Select Committee on European Union Fifteenth Report


PART 3: TASKS

40. The Helsinki declaration talks of the creation of a rapid reaction force "capable of the full range of Petersberg tasks". These tasks have been defined in paragraph 29 of Part 2 of this report. The EU does not wish to assume responsibility for the territorial defence. That remains the task of NATO. It is less clear where the division of responsibilities between other defence and security tasks lies, and in particular where the boundary lies between the Petersberg tasks and other missions. Moreover, there is also no definition of where the geographical limits to the tasks lie.

Geography and history

41. In evidence to the Committee, the Secretary of State for Defence acknowledged that the Petersberg tasks "are not precisely defined and quite deliberately so; that would give a great deal of flexibility…we would simply have to make a judgement according to the particular circumstances." (Q360). However, this absence of clarity concerning the tasks for an EU-led force raise serious issues about the type of force requirements for elaborating the headline goal and for making the European capability credible.

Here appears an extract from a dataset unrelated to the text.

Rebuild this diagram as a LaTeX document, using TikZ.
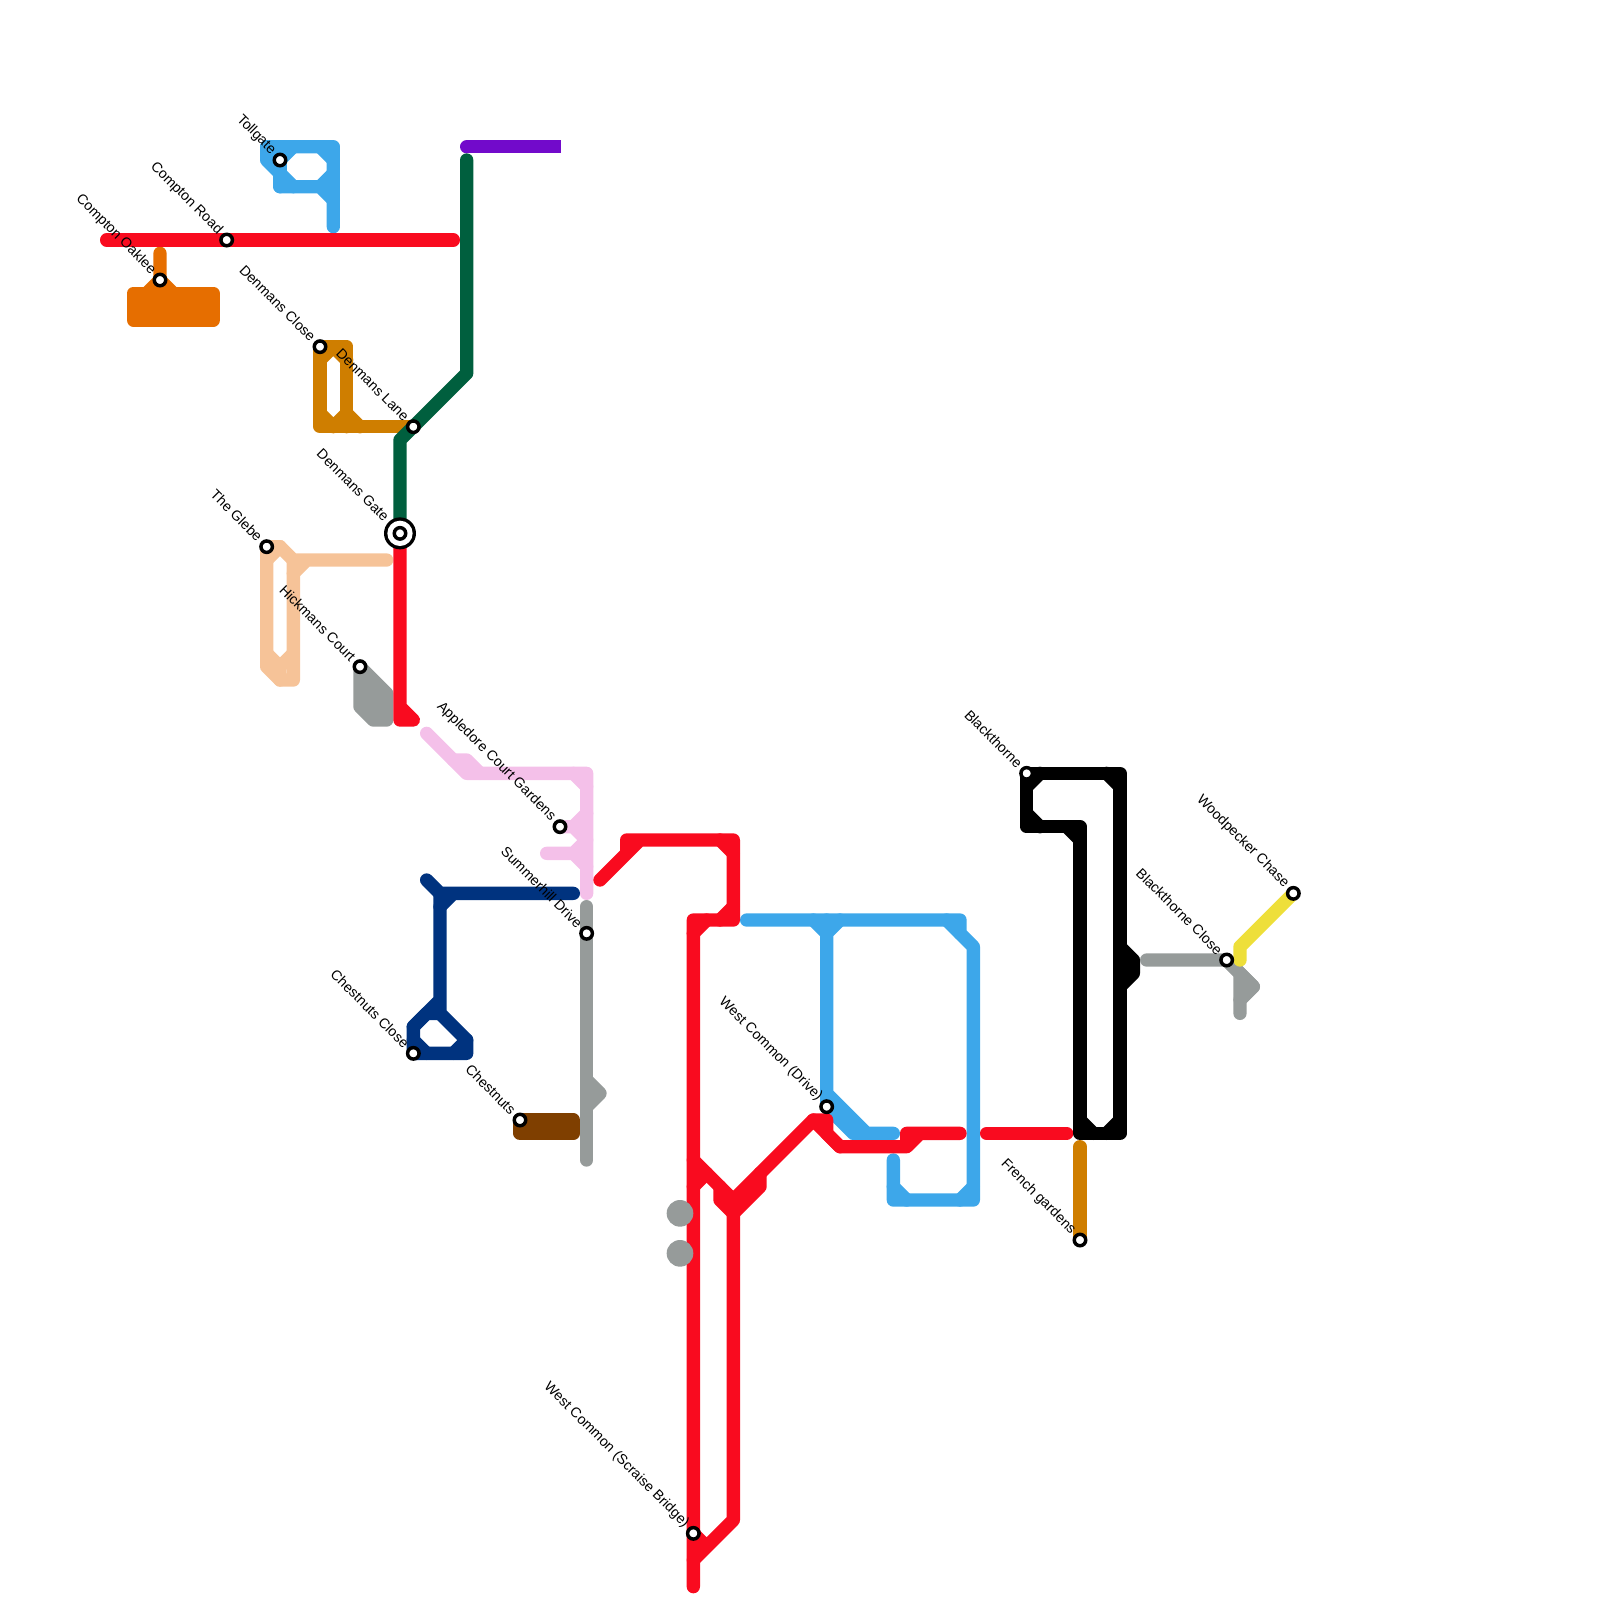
\documentclass[tikz,border=0pt]{standalone}
\usepackage{fontspec}
\setmainfont{Liberation Sans}
\usepackage{tikz}
\usetikzlibrary{calc}
\definecolor{RouteRed}{RGB}{249,11,31}
\definecolor{RouteBlue}{RGB}{61,167,234}
\definecolor{RouteGreen}{RGB}{0,95,62}
\definecolor{RoutePurple}{RGB}{114,10,203}
\definecolor{RouteOrange}{RGB}{230,110,0}
\definecolor{RouteOchre}{RGB}{207,126,0}
\definecolor{RoutePeach}{RGB}{246,195,152}
\definecolor{RouteGrey}{RGB}{150,155,154}
\definecolor{RoutePink}{RGB}{244,192,233}
\definecolor{RouteNavy}{RGB}{0,51,127}
\definecolor{RouteBrown}{RGB}{127,63,0}
\definecolor{RouteYellow}{RGB}{238,223,58}
\tikzset{
  route/.style={line width=1mm,line cap=round,line join=round},
  stopmark/.style={circle,draw=black,fill=white,line width=0.26mm,minimum size=0.86mm,inner sep=0pt},
  stoplabel/.style={rotate=-45,anchor=east,inner sep=0pt,font=\fontsize{3.02}{3.6}\selectfont},
}

\begin{document}
\begin{tikzpicture}[x=1mm,y=-1mm]
\useasboundingbox (0,0) rectangle (120,120);
\coordinate (Tollgate) at (21,12);
\coordinate (ComptonRoad) at (17,18);
\coordinate (ComptonOaklee) at (12,21);
\coordinate (DenmansClose) at (24,26);
\coordinate (DenmansLane) at (31,32);
\coordinate (DenmansGate) at (30,40);
\coordinate (TheGlebe) at (20,41);
\coordinate (HickmansCourt) at (27,50);
\coordinate (Appledore) at (42,62);
\coordinate (Summerhill) at (44,70);
\coordinate (ChestnutsClose) at (31,79);
\coordinate (Chestnuts) at (39,84);
\coordinate (WestCommonDrive) at (62,83);
\coordinate (WestCommonBridge) at (52,115);
\coordinate (Blackthorne) at (77,58);
\coordinate (FrenchGardens) at (81,93);
\coordinate (BlackthorneClose) at (92,72);
\coordinate (Woodpecker) at (97,67);
\draw[route,RouteBlue] (Tollgate)--(20,11)--(25,11)--(25,17);
\draw[route,RouteBlue] (20,11)--(20,12)--(21,13)--(21,14)--(24,14)--(25,15);
\draw[route,RouteBlue] (Tollgate)--(21,14);
\draw[route,RouteBlue] (Tollgate)--(22,11) (24,11)--(25,12) (25,13)--(24,14) (21,13)--(22,14);
\draw[route,RouteOrange] (12,19)--(ComptonOaklee)--(11,22) (ComptonOaklee)--(13,22);
\draw[route,RouteOrange,fill=RouteOrange] (10,22) rectangle (16,24);
\draw[route,RouteOchre] (DenmansClose)--(26,26)--(26,32) (DenmansClose)--(24,32)--(DenmansLane);
\draw[route,RouteOchre] (24,27)--(25,26)--(26,27) (24,31)--(25,32)--(26,31)--(27,32);
\draw[route,RouteOchre] (FrenchGardens)--(81,86);
\draw[route,RoutePurple,line cap=butt] (35,11)--(42.1,11);
\fill[RoutePurple] (35,11) circle (0.5);
\draw[route,RouteGreen] (35,12)--(35,28)--(30,33)--(DenmansGate);
\draw[route,RoutePeach] (TheGlebe)--(21,41)--(22,42)--(29,42) (22,43)--(23,42);
\draw[route,RoutePeach] (TheGlebe)--(20,50)--(21,51)--(22,51)--(22,42);
\draw[route,RoutePeach] (20,42)--(21,41) (20,49)--(21,50)--(22,49) (21,50)--(21,51);
\draw[route,RouteGrey,fill=RouteGrey] (HickmansCourt)--(29,52)--(29,54)--(28,54)--(27,53)--cycle;
\draw[route,RoutePink] (32,55)--(35,58)--(44,58)--(44,67);
\draw[route,RoutePink] (34,57)--(35,57)--(36,58) (43,58)--(44,59);
\draw[route,RoutePink] (Appledore)--(43,62)--(44,61) (43,62)--(44,63)--(43,64)--(41,64) (43,64)--(44,65);
\draw[route,RouteNavy] (32,66)--(33,67)--(43,67) (33,68)--(34,67);
\draw[route,RouteNavy] (33,67)--(33,76)--(35,78)--(35,79)--(ChestnutsClose)--(31,77)--(33,75);
\draw[route,RouteNavy] (31,77)--(32,76)--(33,76) (31,78)--(32,79) (34,79)--(35,78);
\draw[route,RouteGrey] (44,68)--(44,87);
\draw[route,RouteGrey] (44,81)--(45,82)--(44,83);
\draw[route,RouteBrown,fill=RouteBrown] (Chestnuts) rectangle (43,85);
\draw[route,RouteBlue] (56,69)--(72,69)--(72,70)--(73,71)--(73,90)--(67,90)--(67,87);
\draw[route,RouteBlue] (71,69)--(72,70) (67,89)--(68,90) (72,90)--(73,89);
\draw[route,RouteBlue] (61,69)--(62,70)--(63,69) (62,69)--(WestCommonDrive)--(64,85)--(67,85) (62,82)--(65,85);
\draw[route,RouteRed] (8,18)--(34,18);
\draw[route,RouteRed] (DenmansGate)--(30,54)--(31,54)--(30,53);
\draw[route,RouteRed] (45,66)--(48,63) (47,64)--(47,63)--(55,63)--(55,69)--(52,69)--(52,119);
\draw[route,RouteRed] (54,63)--(55,64) (54,69)--(55,68) (52,70)--(53,69);
\draw[route,RouteRed] (52,87)--(55,90)--(61,84)--(63,86)--(68,86)--(69,85) (68,86)--(68,85)--(72,85);
\draw[route,RouteRed] (62,84)--(62,85)--(63,86) (61,84)--(62,84);
\draw[route,RouteRed] (52,89)--(53,88) (54,89)--(54,90)--(55,91)--(57,89)--(57,88);
\draw[route,RouteRed] (55,90)--(55,114)--(52,117) (WestCommonBridge)--(53,116);
\draw[route,RouteRed] (74,85)--(80,85);
\fill[RouteGrey] (51,91) circle (1);
\fill[RouteGrey] (51,94) circle (1);
\draw[route,black] (Blackthorne)--(84,58)--(84,85)--(81,85)--(81,62)--(77,62)--cycle;
\draw[route,black] (77,59)--(78,58) (83,58)--(84,59) (77,61)--(78,62) (80,62)--(81,63);
\draw[route,black] (81,84)--(82,85) (83,85)--(84,84);
\draw[route,black,fill=black] (84,71)--(85,72)--(85,73)--(84,74)--cycle;
\draw[route,RouteGrey] (86,72)--(BlackthorneClose)--(94,74)--(93,75)--(93,76);
\draw[route,RouteGrey,fill=RouteGrey] (BlackthorneClose)--(94,74)--(93,75)--(93,73)--cycle;
\draw[route,RouteYellow] (Woodpecker)--(93,71)--(93,72);
\node[circle,fill=black,minimum size=2.4mm,inner sep=0pt] (gateouter) at (DenmansGate) {};
\node[circle,fill=white,minimum size=1.9mm,inner sep=0pt] (gateinner) at (DenmansGate) {};
\foreach \stop/\stoptext in {Tollgate/Tollgate,ComptonRoad/Compton Road,ComptonOaklee/Compton Oaklee,
  DenmansClose/Denmans Close,DenmansLane/Denmans Lane,DenmansGate/Denmans Gate,TheGlebe/The Glebe,
  HickmansCourt/Hickmans Court,Appledore/Appledore Court Gardens,Summerhill/Summerhill Drive,
  ChestnutsClose/Chestnuts Close,Chestnuts/Chestnuts,WestCommonDrive/West Common (Drive),
  WestCommonBridge/West Common (Scraise Bridge),Blackthorne/Blackthorne,FrenchGardens/French gardens,
  BlackthorneClose/Blackthorne Close,Woodpecker/Woodpecker Chase}
  \node[stopmark] (mark\stop) at (\stop) {};
\foreach \stop/\stoptext in {Tollgate/Tollgate,ComptonRoad/Compton Road,ComptonOaklee/Compton Oaklee,
  DenmansClose/Denmans Close,DenmansLane/Denmans Lane,TheGlebe/The Glebe,
  HickmansCourt/Hickmans Court,Appledore/Appledore Court Gardens,Summerhill/Summerhill Drive,
  ChestnutsClose/Chestnuts Close,Chestnuts/Chestnuts,WestCommonDrive/West Common (Drive),
  WestCommonBridge/West Common (Scraise Bridge),Blackthorne/Blackthorne,FrenchGardens/French gardens,
  BlackthorneClose/Blackthorne Close,Woodpecker/Woodpecker Chase}
  \node[stoplabel] (text\stop) at ($(\stop)+(-0.45,-0.55)$) {\stoptext};
\node[stoplabel] (textDenmansGate) at ($(DenmansGate)+(-0.95,-1.05)$) {Denmans Gate};
\end{tikzpicture}
\end{document}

42. Few witnesses ventured to define possible future scenarios for Petersberg-style missions, but there are several examples from the past decade of defence missions which might fall within the technical remit and definition of an EU-led mission using all or part of the 50-60,000 strong force. Bosnia and Kosovo are the most obvious, but one could also consider the Italian-led operation in Albania in 1998 and, further afield, the UN-led missions in Somalia, Rwanda, Burundi, East Timor and Sierra Leone. Surprisingly, a scenario like Rwanda was seen as particularly appropriate for EU involvement by Mr Richard Hatfield, Policy Director of the Ministry of Defence. He told us that "Were that situation to come up again, it could be done under European Union auspices but it would not be done under NATO auspices because NATO has no security role in relation to Central Africa." (Q360) A UN mandate for this type of operation would be important in shaping the character of such deployments both inside and outside Europe. The list of possible defence missions demonstrates not only the range of potential tasks, but also the distances which may be involved.

43. The list also demonstrates the seriousness of the tasks involved: they extend well beyond gendarmerie functions and involve active peacemaking, and in many cases could involve loss of life. They may demand extremely sophisticated and expensive command, control, communication and logistical support over considerable distances. These elements will only be available if further expenditure is made in developing the necessary capabilities.

44. In theory, geographical limits have not been set for the Petersberg tasks. This was defended by General Naumann, who told us "that we should not try to identify … areas of potential intervention for either NATO or the European Union, we should leave it to a case by case decision"; but he accepted that in practice limits will apply: "Of course, we will see limitations with regard to our capability since much is being determined by transport capabilities, by logistics." (Q309).

45. There is however, no agreement as to where practical limits lie[20]. Lord Wallace speculated that "an operation in Rwanda or, heaven knows, Congo or in the further Gulf is about as far as we are talking about" (Q50), although Dr Malcolm Chalmers of the University of Bradford believed that "It is clear, however, that the "in-area" does not include sub-Saharan Africa, the Middle East or Central Asia. It is still difficult to see either NATO or the EU playing a significant role in organising collective military operations in these "out-of-area" regions." (p149)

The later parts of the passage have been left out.